Timing can be just as critical as technology. If vegetation is at peak density, visibility may be reduced. If a storm just moved through, the corridor may show temporary conditions that still matter for immediate response. If a contractor is about to mobilize, the value of current mapping rises sharply. Good scoping accounts for operational timing, not just geographic coverage.

For buyers, one of the most useful questions to ask is simple: what decision will this dataset help us make? If that answer is not clear, the deliverables may end up broader than necessary or too shallow to be useful.

What commercial buyers should expect from a provider

Pipeline mapping work should be handled by a team that understands both flight execution and project realities. That includes safety planning, airspace coordination when needed, repeatable capture methods, and deliverables that fit engineering, inspection, or asset management workflows.

Providers should be able to explain how they handle corridor-specific challenges, what level of precision is realistic for the scope, and how the final outputs will be structured for the client team.
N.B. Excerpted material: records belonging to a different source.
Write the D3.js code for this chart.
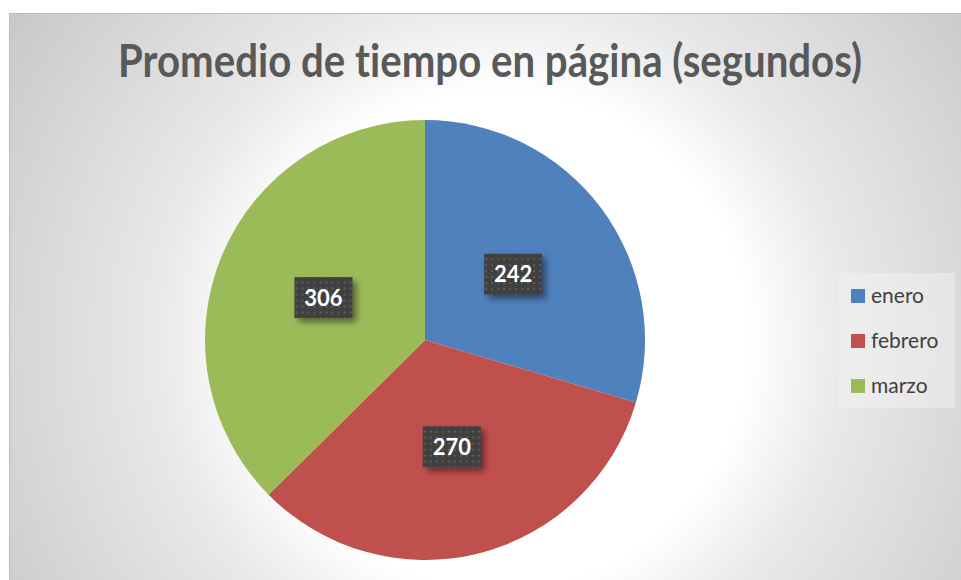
<!DOCTYPE html>
<html>
<head>
<meta charset="utf-8">
<script src="https://cdn.jsdelivr.net/npm/d3@7"></script>
<style>
  html, body { margin: 0; padding: 0; background: #ffffff; }
  svg { display: block; }
  text { font-variant-ligatures: none; font-feature-settings: "liga" 0; }
</style>
</head>
<body>
<svg id="chart" width="961" height="580"></svg>
<script>
// ---- data ----
const categories = ["enero", "febrero", "marzo"];
const values = [242, 270, 306];
const colors = ["#4f81bd", "#c0504d", "#9bbb59"];
const title = "Promedio de tiempo en página (segundos)";

const W = 961, H = 580;
const svg = d3.select("#chart");
const defs = svg.append("defs");

// background gradient
const rg = defs.append("radialGradient")
  .attr("id", "bg").attr("gradientUnits", "userSpaceOnUse")
  .attr("cx", 500).attr("cy", 340).attr("r", 590);
[[0, "#ffffff"], [0.42, "#ffffff"], [0.58, "#e9e9e9"], [1, "#c8c8c8"]]
  .forEach(([o, c]) => rg.append("stop").attr("offset", o).attr("stop-color", c));

// dotted pattern for labels
const pat = defs.append("pattern").attr("id", "dots")
  .attr("patternUnits", "userSpaceOnUse").attr("width", 6).attr("height", 6);
pat.append("rect").attr("width", 6).attr("height", 6).attr("fill", "#404040");
pat.append("rect").attr("x", 2).attr("y", 2).attr("width", 2).attr("height", 2).attr("fill", "#5c5c5c");

const sh = defs.append("filter").attr("id", "shadow")
  .attr("x", "-30%").attr("y", "-30%").attr("width", "170%").attr("height", "170%");
sh.append("feDropShadow").attr("dx", 4).attr("dy", 4).attr("stdDeviation", 3)
  .attr("flood-color", "#000").attr("flood-opacity", 0.45);

// chart area
svg.append("rect").attr("x", 9.5).attr("y", 13.5).attr("width", W + 20).attr("height", H + 20)
  .attr("fill", "url(#bg)").attr("stroke", "#bdbdbd").attr("stroke-width", 1);

// title
const t = svg.append("text")
  .attr("x", 490).attr("y", 77)
  .attr("text-anchor", "middle")
  .attr("font-family", "Lato, 'Open Sans', sans-serif")
  .attr("font-weight", 700)
  .attr("font-size", 45)
  .attr("fill", "#595959")
  .text(title);
const tl = t.node().getComputedTextLength();
if (Math.abs(tl - 744) > 4) t.attr("textLength", 744).attr("lengthAdjust", "spacingAndGlyphs");

// pie
const cx = 425, cy = 340, R = 220;
const pie = d3.pie().sort(null).value(d => d)(values);
const arc = d3.arc().innerRadius(0).outerRadius(R);
const g = svg.append("g").attr("transform", `translate(${cx},${cy})`);
g.selectAll("path.slice").data(pie).join("path")
  .attr("class", "slice")
  .attr("d", arc)
  .attr("fill", (d, i) => colors[i]);

// labels
const bw = 58, bh = 41;
const lab = g.selectAll("g.lab").data(pie).join("g")
  .attr("class", "lab")
  .attr("transform", d => { const c = arc.centroid(d); return `translate(${c[0]},${c[1]})`; });
lab.append("rect")
  .attr("x", -bw / 2).attr("y", -bh / 2).attr("width", bw).attr("height", bh)
  .attr("fill", "url(#dots)").attr("filter", "url(#shadow)");
lab.append("text")
  .attr("text-anchor", "middle").attr("dy", "0.36em")
  .attr("font-family", "Lato, 'Open Sans', sans-serif")
  .attr("font-weight", 700).attr("font-size", 22)
  .attr("fill", "#ffffff")
  .text(d => d.data);

// legend
svg.append("rect").attr("x", 839).attr("y", 273).attr("width", 116).attr("height", 135)
  .attr("fill", "#f4f4f4").attr("opacity", 0.45);
const ly = d3.scalePoint().domain(categories).range([296, 386]);
const leg = svg.selectAll("g.leg").data(categories).join("g")
  .attr("class", "leg")
  .attr("transform", d => `translate(851,${ly(d)})`);
leg.append("rect").attr("x", 0).attr("y", -7).attr("width", 14).attr("height", 14)
  .attr("fill", (d, i) => colors[i]);
leg.append("text").attr("x", 20).attr("dy", "0.35em")
  .attr("font-family", "Lato, 'Open Sans', sans-serif")
  .attr("font-size", 21).attr("fill", "#404040")
  .text(d => d);
</script>
</body>
</html>
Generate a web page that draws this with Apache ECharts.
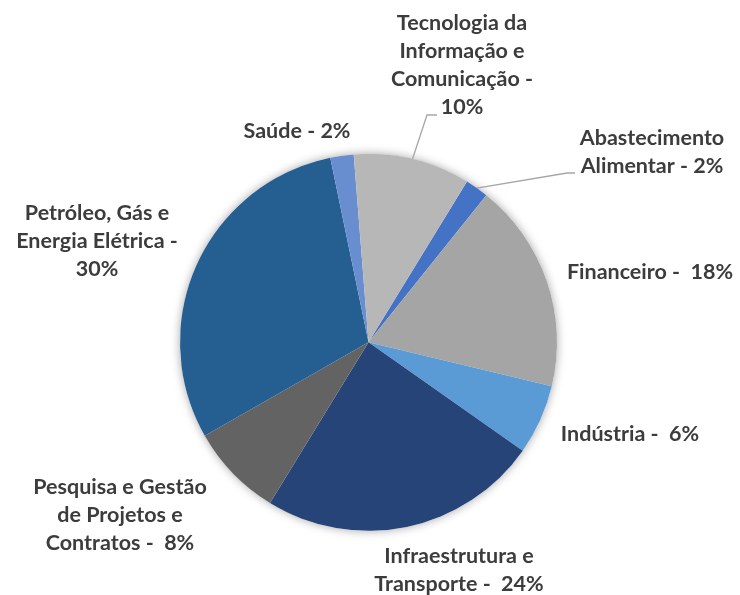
<!DOCTYPE html>
<html>
<head>
<meta charset="utf-8">
<script src="https://cdn.jsdelivr.net/npm/echarts@6/dist/echarts.min.js"></script>
<style>
  html, body { margin: 0; padding: 0; background: #fff; }
  #chart { width: 740px; height: 595px; }
</style>
</head>
<body>
<div id="chart"></div>
<script>
// Sector names (alphabetical, drawn clockwise)
const categories = [
  'Abastecimento Alimentar',
  'Financeiro',
  'Indústria',
  'Infraestrutura e Transporte',
  'Pesquisa e Gestão de Projetos e Contratos',
  'Petróleo, Gás e Energia Elétrica',
  'Saúde',
  'Tecnologia da Informação e Comunicação'
];

// Share of each sector, in percent
const shares = [2, 18, 6, 24, 8, 30, 2, 10];

// Label text with line breaks; {v} is replaced by the share
const labelTemplates = [
  'Abastecimento\nAlimentar - {v}%',
  'Financeiro -  {v}%',
  'Indústria -  {v}%',
  'Infraestrutura e\nTransporte -  {v}%',
  'Pesquisa e Gestão\nde Projetos e\nContratos -  {v}%',
  'Petróleo, Gás e\nEnergia Elétrica -\n{v}%',
  'Saúde - {v}%',
  'Tecnologia da\nInformação e\nComunicação -\n{v}%'
];

// Office-style palette
const colors = ['#4472C4', '#A5A5A5', '#5B9BD5', '#264478', '#636363', '#255E91', '#698ED0', '#B7B7B7'];

// Label block centres (px)
const labelPos = [
  [652, 152], [650, 272], [630, 434], [459, 570],
  [120, 515], [97, 241], [297, 131], [462, 65]
];
// Leader line elbows for the labels that have one: [elbow, end]
const leaderEnds = {
  0: [[567, 173], [575, 173]],
  7: [[427, 115], [437, 115]]
};

const CENTER = [368.5, 342.3];
const RADIUS = 188.5;

const chart = echarts.init(document.getElementById('chart'), null, { renderer: 'canvas' });

chart.setOption({
  animation: false,
  backgroundColor: '#ffffff',
  series: [
    {
      // soft drop shadow behind the whole pie
      type: 'pie',
      silent: true,
      z: 1,
      center: CENTER,
      radius: RADIUS,
      label: { show: false },
      labelLine: { show: false },
      itemStyle: {
        color: '#ffffff',
        shadowBlur: 10,
        shadowColor: 'rgba(0,0,0,0.35)'
      },
      data: [{ value: 1 }]
    },
    {
      type: 'pie',
      z: 2,
      center: CENTER,
      radius: RADIUS,
      startAngle: 58.5,
      clockwise: true,
      avoidLabelOverlap: false,
      itemStyle: { borderWidth: 0 },
      label: {
        show: true,
        position: 'outside',
        color: '#3c3c3c',
        fontFamily: 'Lato',
        fontWeight: 'bold',
        fontSize: 21.5,
        lineHeight: 28,
        align: 'center',
        formatter: p => labelTemplates[p.dataIndex].replace('{v}', p.value)
      },
      labelLine: {
        show: false,
        length: 20,
        length2: 10,
        lineStyle: { color: '#A6A6A6', width: 1.3 }
      },
      labelLayout: function (params) {
        const i = params.dataIndex;
        const pos = labelPos[i];
        const out = {
          x: pos[0],
          y: pos[1],
          align: 'center',
          verticalAlign: 'middle'
        };
        if (leaderEnds[i]) {
          let anchor = params.labelLinePoints && params.labelLinePoints[0];
          if (!anchor) {
            // fall back to the arc midpoint of the sector
            let before = 0;
            for (let k = 0; k < i; k++) before += shares[k];
            const total = shares.reduce((a, b) => a + b, 0);
            const mid = (58.5 - (before + shares[i] / 2) / total * 360) * Math.PI / 180;
            anchor = [CENTER[0] + RADIUS * Math.cos(mid), CENTER[1] - RADIUS * Math.sin(mid)];
          }
          out.labelLinePoints = [anchor, leaderEnds[i][0], leaderEnds[i][1]];
        }
        return out;
      },
      data: categories.map((name, i) => ({
        name: name,
        value: shares[i],
        itemStyle: { color: colors[i] },
        labelLine: { show: !!leaderEnds[i] }
      }))
    }
  ]
});
</script>
</body>
</html>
They should also be clear about limitations. Dense canopy, restricted flight environments, weather windows, and corridor accessibility can all affect data capture strategy. Clear expectations are a sign of operational maturity, not hesitation.

For companies managing active infrastructure, the goal is not to collect more imagery for its own sake. The goal is to reduce uncertainty. When mapping is planned around a real operational need, it helps teams move faster, document conditions better, and direct field resources where they matter most.

Pipeline right of way mapping works best when it is treated as part of infrastructure decision-making, not a standalone media task. The more clearly the data ties back to field action, compliance support, and asset oversight, the more value it brings to the corridor.